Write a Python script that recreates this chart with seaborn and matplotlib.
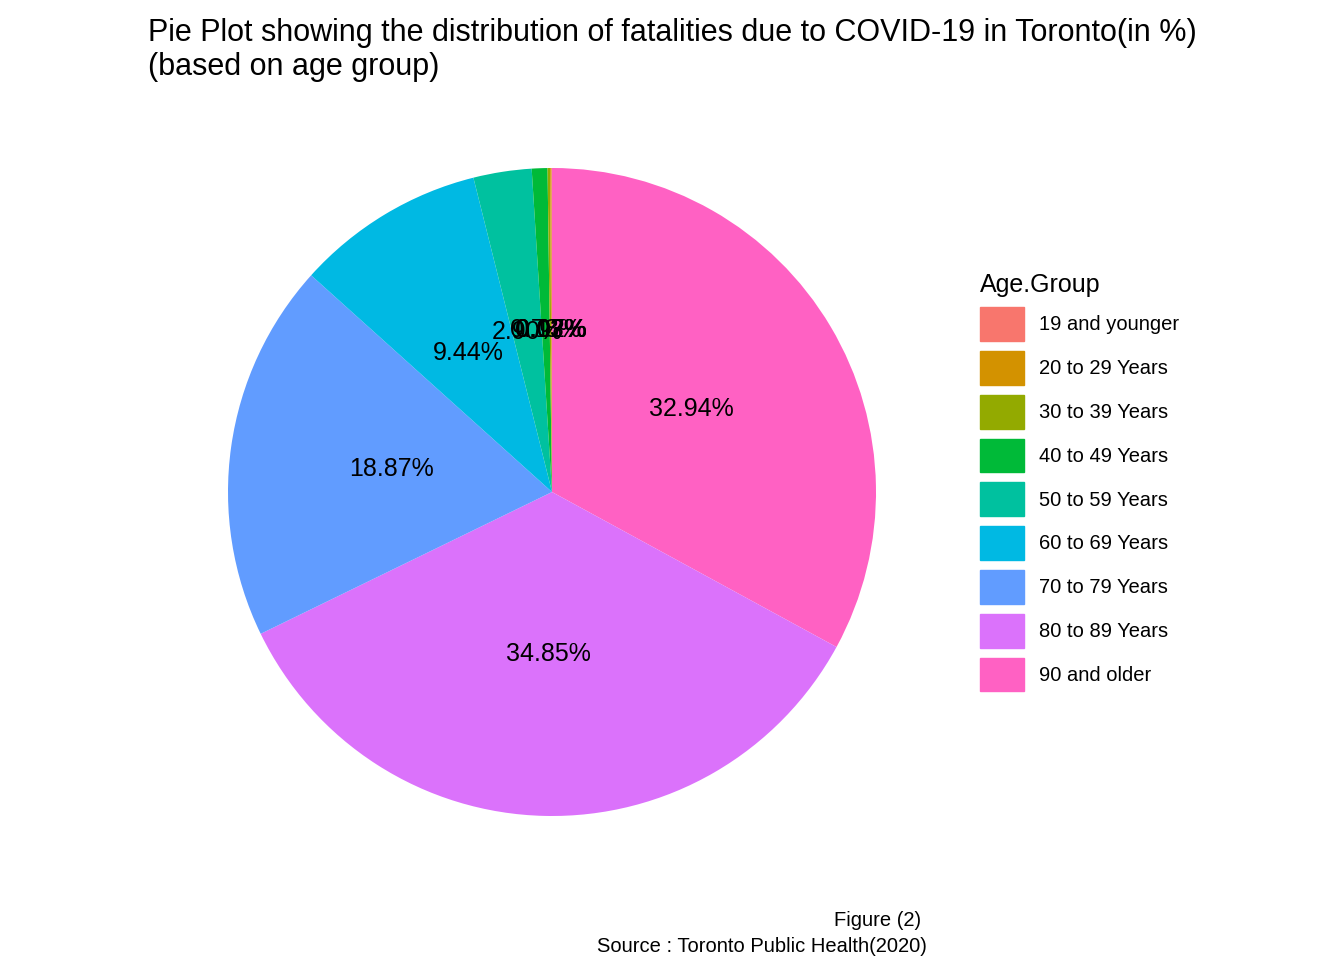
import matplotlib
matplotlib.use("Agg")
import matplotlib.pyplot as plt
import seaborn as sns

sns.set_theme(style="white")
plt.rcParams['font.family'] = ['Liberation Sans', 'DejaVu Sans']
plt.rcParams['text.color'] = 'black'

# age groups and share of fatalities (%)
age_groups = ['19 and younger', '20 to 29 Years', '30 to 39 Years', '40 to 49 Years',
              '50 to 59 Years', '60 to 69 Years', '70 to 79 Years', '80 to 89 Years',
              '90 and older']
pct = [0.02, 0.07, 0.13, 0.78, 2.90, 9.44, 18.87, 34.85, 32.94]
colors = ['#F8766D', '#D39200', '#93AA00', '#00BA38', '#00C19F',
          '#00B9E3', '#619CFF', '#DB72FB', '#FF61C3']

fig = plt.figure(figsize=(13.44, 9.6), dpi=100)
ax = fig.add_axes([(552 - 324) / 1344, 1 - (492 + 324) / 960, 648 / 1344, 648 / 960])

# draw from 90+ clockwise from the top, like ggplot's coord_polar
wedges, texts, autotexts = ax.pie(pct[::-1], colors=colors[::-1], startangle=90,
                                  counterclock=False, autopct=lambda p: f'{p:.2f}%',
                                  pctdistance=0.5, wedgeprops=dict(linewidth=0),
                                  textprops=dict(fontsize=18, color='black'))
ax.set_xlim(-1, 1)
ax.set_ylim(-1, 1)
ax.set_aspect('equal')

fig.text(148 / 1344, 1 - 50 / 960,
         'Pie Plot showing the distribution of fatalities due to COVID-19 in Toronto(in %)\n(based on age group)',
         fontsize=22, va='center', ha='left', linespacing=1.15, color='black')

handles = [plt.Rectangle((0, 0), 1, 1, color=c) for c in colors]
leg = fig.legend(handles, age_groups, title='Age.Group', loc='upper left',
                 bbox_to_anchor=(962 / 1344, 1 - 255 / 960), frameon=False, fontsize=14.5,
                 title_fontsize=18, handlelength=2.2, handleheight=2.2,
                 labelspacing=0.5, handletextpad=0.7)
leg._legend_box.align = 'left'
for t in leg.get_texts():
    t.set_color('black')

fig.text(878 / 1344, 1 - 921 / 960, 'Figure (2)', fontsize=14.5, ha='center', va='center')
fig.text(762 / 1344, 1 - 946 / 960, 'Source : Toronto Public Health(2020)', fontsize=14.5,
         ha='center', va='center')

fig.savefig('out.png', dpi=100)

_ _ _

• _Work required_
Restate the material word for word from its first line through the line containing "ha='left', linespacing=1.15, color='black')", both included; the pictures do not belong in it.

• _Reply to the task_
Write a Python script that recreates this chart with seaborn and matplotlib.
import matplotlib
matplotlib.use("Agg")
import matplotlib.pyplot as plt
import seaborn as sns

sns.set_theme(style="white")
plt.rcParams['font.family'] = ['Liberation Sans', 'DejaVu Sans']
plt.rcParams['text.color'] = 'black'

# age groups and share of fatalities (%)
age_groups = ['19 and younger', '20 to 29 Years', '30 to 39 Years', '40 to 49 Years',
              '50 to 59 Years', '60 to 69 Years', '70 to 79 Years', '80 to 89 Years',
              '90 and older']
pct = [0.02, 0.07, 0.13, 0.78, 2.90, 9.44, 18.87, 34.85, 32.94]
colors = ['#F8766D', '#D39200', '#93AA00', '#00BA38', '#00C19F',
          '#00B9E3', '#619CFF', '#DB72FB', '#FF61C3']

fig = plt.figure(figsize=(13.44, 9.6), dpi=100)
ax = fig.add_axes([(552 - 324) / 1344, 1 - (492 + 324) / 960, 648 / 1344, 648 / 960])

# draw from 90+ clockwise from the top, like ggplot's coord_polar
wedges, texts, autotexts = ax.pie(pct[::-1], colors=colors[::-1], startangle=90,
                                  counterclock=False, autopct=lambda p: f'{p:.2f}%',
                                  pctdistance=0.5, wedgeprops=dict(linewidth=0),
                                  textprops=dict(fontsize=18, color='black'))
ax.set_xlim(-1, 1)
ax.set_ylim(-1, 1)
ax.set_aspect('equal')

fig.text(148 / 1344, 1 - 50 / 960,
         'Pie Plot showing the distribution of fatalities due to COVID-19 in Toronto(in %)\n(based on age group)',
         fontsize=22, va='center', ha='left', linespacing=1.15, color='black')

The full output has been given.